## Aim of the task
Reproduce the full listing below unchanged, apart from the pictures.

<<<<

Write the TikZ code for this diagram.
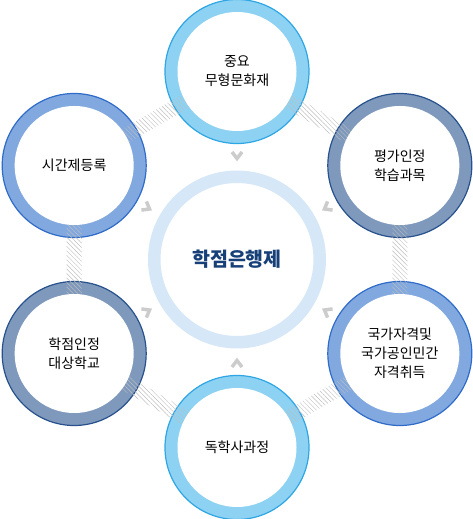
\documentclass[tikz,border=0pt]{standalone}
\usepackage{fontspec}
\setmainfont{Noto Sans CJK KR}
\usetikzlibrary{calc, patterns.meta}
\definecolor{SkyA}{HTML}{2FA6E4}
\definecolor{SkyB}{HTML}{8DD2F3}
\definecolor{SlateA}{HTML}{27518C}
\definecolor{SlateB}{HTML}{7F99BD}
\definecolor{BlueA}{HTML}{2F6BC8}
\definecolor{BlueB}{HTML}{82A9DF}
\definecolor{CoreB}{HTML}{D6E7F7}
\definecolor{CoreText}{HTML}{173F78}
\definecolor{Hatch}{HTML}{BEBEBE}
\definecolor{Chev}{HTML}{CCCCCC}
\tikzset{
  ring/.style={circle, minimum size=144pt, inner sep=0pt, line width=1.2pt},
  skyring/.style={ring, fill=SkyB, draw=SkyA},
  slatering/.style={ring, fill=SlateB, draw=SlateA},
  bluering/.style={ring, fill=BlueB, draw=BlueA},
  hole/.style={circle, fill=white, minimum size=119pt, inner sep=0pt,
               align=center, font=\fontsize{14}{19}\selectfont},
  core/.style={circle, draw=CoreB, line width=12.5pt, fill=white,
               minimum size=165.5pt, inner sep=0pt, text=CoreText,
               font=\fontsize{19.5}{24}\selectfont\bfseries},
  hatch/.style={pattern={Lines[angle=-45, distance=3.2pt, line width=0.45pt]},
                pattern color=Hatch},
  chev/.style={draw=Chev, line width=3.5pt, miter limit=10},
}

\begin{document}
\begin{tikzpicture}
  \useasboundingbox (-237pt,-259.5pt) rectangle (235pt,259.5pt);
  \node[core] (core) at (0,0) {학점은행제};
  \node[skyring] (top) at (90:188pt) {};
  \node[slatering] (ur) at (30:188pt) {};
  \node[bluering] (lr) at (-30:188pt) {};
  \node[skyring] (bot) at (-90:188pt) {};
  \node[slatering] (ll) at (-150:188pt) {};
  \node[bluering] (ul) at (150:188pt) {};
  \foreach \a/\b in {top/ur, ur/lr, lr/bot, bot/ll, ll/ul, ul/top} {
    \coordinate (h1) at ($(\a)!58pt!(\b)$);
    \coordinate (h2) at ($(\b)!58pt!(\a)$);
    \fill[hatch] ($(h1)!7.5pt!90:(h2)$) -- ($(h2)!7.5pt!-90:(h1)$)
      -- ($(h2)!7.5pt!90:(h1)$) -- ($(h1)!7.5pt!-90:(h2)$) -- cycle;
  }
  \node[hole] (top-t) at (top) {중요\\무형문화재};
  \node[hole] (ur-t) at (ur) {평가인정\\학습과목};
  \node[hole] (lr-t) at (lr) {국가자격및\\국가공인민간\\자격취득};
  \node[hole] (bot-t) at (bot) {독학사과정};
  \node[hole] (ll-t) at (ll) {학점인정\\대상학교};
  \node[hole] (ul-t) at (ul) {시간제등록};
  \foreach \a in {90,30,-30,-90,-150,150}
    \draw[chev, shift={($(core)+(\a:101pt)$)}, rotate=\a]
      (6.5pt,5pt) -- (0,0) -- (6.5pt,-5pt);
\end{tikzpicture}
\end{document}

>>>>

## Finished answer
Write the TikZ code for this diagram.
\documentclass[tikz,border=0pt]{standalone}
\usepackage{fontspec}
\setmainfont{Noto Sans CJK KR}
\usetikzlibrary{calc, patterns.meta}
\definecolor{SkyA}{HTML}{2FA6E4}
\definecolor{SkyB}{HTML}{8DD2F3}
\definecolor{SlateA}{HTML}{27518C}
\definecolor{SlateB}{HTML}{7F99BD}
\definecolor{BlueA}{HTML}{2F6BC8}
\definecolor{BlueB}{HTML}{82A9DF}
\definecolor{CoreB}{HTML}{D6E7F7}
\definecolor{CoreText}{HTML}{173F78}
\definecolor{Hatch}{HTML}{BEBEBE}
\definecolor{Chev}{HTML}{CCCCCC}
\tikzset{
  ring/.style={circle, minimum size=144pt, inner sep=0pt, line width=1.2pt},
  skyring/.style={ring, fill=SkyB, draw=SkyA},
  slatering/.style={ring, fill=SlateB, draw=SlateA},
  bluering/.style={ring, fill=BlueB, draw=BlueA},
  hole/.style={circle, fill=white, minimum size=119pt, inner sep=0pt,
               align=center, font=\fontsize{14}{19}\selectfont},
  core/.style={circle, draw=CoreB, line width=12.5pt, fill=white,
               minimum size=165.5pt, inner sep=0pt, text=CoreText,
               font=\fontsize{19.5}{24}\selectfont\bfseries},
  hatch/.style={pattern={Lines[angle=-45, distance=3.2pt, line width=0.45pt]},
                pattern color=Hatch},
  chev/.style={draw=Chev, line width=3.5pt, miter limit=10},
}

\begin{document}
\begin{tikzpicture}
  \useasboundingbox (-237pt,-259.5pt) rectangle (235pt,259.5pt);
  \node[core] (core) at (0,0) {학점은행제};
  \node[skyring] (top) at (90:188pt) {};
  \node[slatering] (ur) at (30:188pt) {};
  \node[bluering] (lr) at (-30:188pt) {};
  \node[skyring] (bot) at (-90:188pt) {};
  \node[slatering] (ll) at (-150:188pt) {};
  \node[bluering] (ul) at (150:188pt) {};
  \foreach \a/\b in {top/ur, ur/lr, lr/bot, bot/ll, ll/ul, ul/top} {
    \coordinate (h1) at ($(\a)!58pt!(\b)$);
    \coordinate (h2) at ($(\b)!58pt!(\a)$);
    \fill[hatch] ($(h1)!7.5pt!90:(h2)$) -- ($(h2)!7.5pt!-90:(h1)$)
      -- ($(h2)!7.5pt!90:(h1)$) -- ($(h1)!7.5pt!-90:(h2)$) -- cycle;
  }
  \node[hole] (top-t) at (top) {중요\\무형문화재};
  \node[hole] (ur-t) at (ur) {평가인정\\학습과목};
  \node[hole] (lr-t) at (lr) {국가자격및\\국가공인민간\\자격취득};
  \node[hole] (bot-t) at (bot) {독학사과정};
  \node[hole] (ll-t) at (ll) {학점인정\\대상학교};
  \node[hole] (ul-t) at (ul) {시간제등록};
  \foreach \a in {90,30,-30,-90,-150,150}
    \draw[chev, shift={($(core)+(\a:101pt)$)}, rotate=\a]
      (6.5pt,5pt) -- (0,0) -- (6.5pt,-5pt);
\end{tikzpicture}
\end{document}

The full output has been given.